Johnson was born in Broadstairs, Kent, England in 1867 and educated at Winchester College. While at Winchester, Johnson became friends with Frank Russell, 2nd Earl Russell. The two started a lengthy religious discussion that Russell later published as Some Winchester Letters of Lionel Johnson (1919).
Johnson graduated from New College, Oxford, in 1890 and converted to Catholicism in June 1891.[1] At that time, Johnson introduced Lord Alfred Douglas to his friend Oscar Wilde. Johnson later denounced Wilde in "The Destroyer of a Soul" (1892) and deeply regretted that he had unwittingly initiated the secret homosexual relationship that had devolved into a public scandal.[2]
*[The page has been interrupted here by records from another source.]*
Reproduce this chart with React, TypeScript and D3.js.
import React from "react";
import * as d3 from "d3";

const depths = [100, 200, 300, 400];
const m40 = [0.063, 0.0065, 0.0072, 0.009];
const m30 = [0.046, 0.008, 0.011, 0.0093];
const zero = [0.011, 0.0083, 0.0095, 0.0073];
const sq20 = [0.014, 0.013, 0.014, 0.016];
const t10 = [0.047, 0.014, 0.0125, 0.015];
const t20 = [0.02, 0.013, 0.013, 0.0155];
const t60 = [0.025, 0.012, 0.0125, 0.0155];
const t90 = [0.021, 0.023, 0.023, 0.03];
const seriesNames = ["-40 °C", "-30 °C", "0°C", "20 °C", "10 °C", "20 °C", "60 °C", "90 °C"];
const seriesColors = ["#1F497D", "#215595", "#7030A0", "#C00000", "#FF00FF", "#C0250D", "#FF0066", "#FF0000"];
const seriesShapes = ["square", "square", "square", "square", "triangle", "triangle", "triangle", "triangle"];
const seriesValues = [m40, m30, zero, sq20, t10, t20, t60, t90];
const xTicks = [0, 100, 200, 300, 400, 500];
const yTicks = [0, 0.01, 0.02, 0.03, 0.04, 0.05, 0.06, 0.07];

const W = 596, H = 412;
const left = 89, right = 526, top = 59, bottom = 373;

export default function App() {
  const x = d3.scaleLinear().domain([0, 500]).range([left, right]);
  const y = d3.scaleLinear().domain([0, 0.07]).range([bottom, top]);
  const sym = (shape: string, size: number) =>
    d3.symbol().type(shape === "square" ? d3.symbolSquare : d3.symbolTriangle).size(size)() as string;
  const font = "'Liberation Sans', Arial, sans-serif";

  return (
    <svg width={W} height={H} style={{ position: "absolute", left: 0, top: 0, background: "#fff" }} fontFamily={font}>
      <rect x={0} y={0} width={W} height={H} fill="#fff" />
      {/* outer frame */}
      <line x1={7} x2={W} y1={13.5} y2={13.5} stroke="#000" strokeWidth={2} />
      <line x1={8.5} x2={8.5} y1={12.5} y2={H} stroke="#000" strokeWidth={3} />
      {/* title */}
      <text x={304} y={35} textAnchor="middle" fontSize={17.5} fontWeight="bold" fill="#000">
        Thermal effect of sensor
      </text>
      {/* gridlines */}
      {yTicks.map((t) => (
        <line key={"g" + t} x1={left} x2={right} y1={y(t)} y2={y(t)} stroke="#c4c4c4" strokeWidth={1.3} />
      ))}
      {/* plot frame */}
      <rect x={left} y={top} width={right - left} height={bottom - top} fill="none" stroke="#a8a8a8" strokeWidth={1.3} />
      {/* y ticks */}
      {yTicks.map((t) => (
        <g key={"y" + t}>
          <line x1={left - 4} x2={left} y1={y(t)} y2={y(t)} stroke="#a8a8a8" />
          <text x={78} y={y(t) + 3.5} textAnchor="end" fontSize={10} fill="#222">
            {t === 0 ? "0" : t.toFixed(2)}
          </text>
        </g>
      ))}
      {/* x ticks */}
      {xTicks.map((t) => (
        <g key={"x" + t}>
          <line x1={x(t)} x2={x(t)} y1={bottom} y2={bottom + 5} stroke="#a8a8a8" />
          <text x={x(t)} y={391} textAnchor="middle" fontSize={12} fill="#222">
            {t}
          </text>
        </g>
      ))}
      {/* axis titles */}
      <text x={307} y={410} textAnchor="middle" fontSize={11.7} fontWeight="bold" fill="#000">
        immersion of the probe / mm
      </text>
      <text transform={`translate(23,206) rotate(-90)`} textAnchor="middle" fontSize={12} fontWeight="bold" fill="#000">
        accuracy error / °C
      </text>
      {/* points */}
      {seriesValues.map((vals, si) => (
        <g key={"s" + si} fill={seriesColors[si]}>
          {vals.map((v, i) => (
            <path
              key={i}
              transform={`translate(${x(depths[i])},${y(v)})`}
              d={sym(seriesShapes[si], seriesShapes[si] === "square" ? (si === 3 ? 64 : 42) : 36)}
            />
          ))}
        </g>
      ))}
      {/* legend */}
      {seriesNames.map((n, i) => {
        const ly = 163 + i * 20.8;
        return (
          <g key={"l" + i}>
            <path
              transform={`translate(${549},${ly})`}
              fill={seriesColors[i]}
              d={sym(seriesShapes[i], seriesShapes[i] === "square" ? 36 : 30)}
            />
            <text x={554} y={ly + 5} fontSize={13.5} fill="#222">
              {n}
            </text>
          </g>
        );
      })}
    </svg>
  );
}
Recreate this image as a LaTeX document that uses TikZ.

In 1893, Johnson published what some consider his greatest work, "Dark Angel". During his lifetime, he published: The Art of Thomas Hardy (1894), Poems (1895), and Ireland and Other Poems (1897). Johnson was a member of the Rhymers' Club, and cousin to Olivia Shakespear (who dedicated her novel The False Laurel to him).
Johnson died of a "cerebral haemorrhage", per an inquest on 8 October 1902,[3] after collapsing in The Green Dragon on Fleet Street in London.[4] The story of Johnson's being struck and killed by a hansom cab is a myth.[5]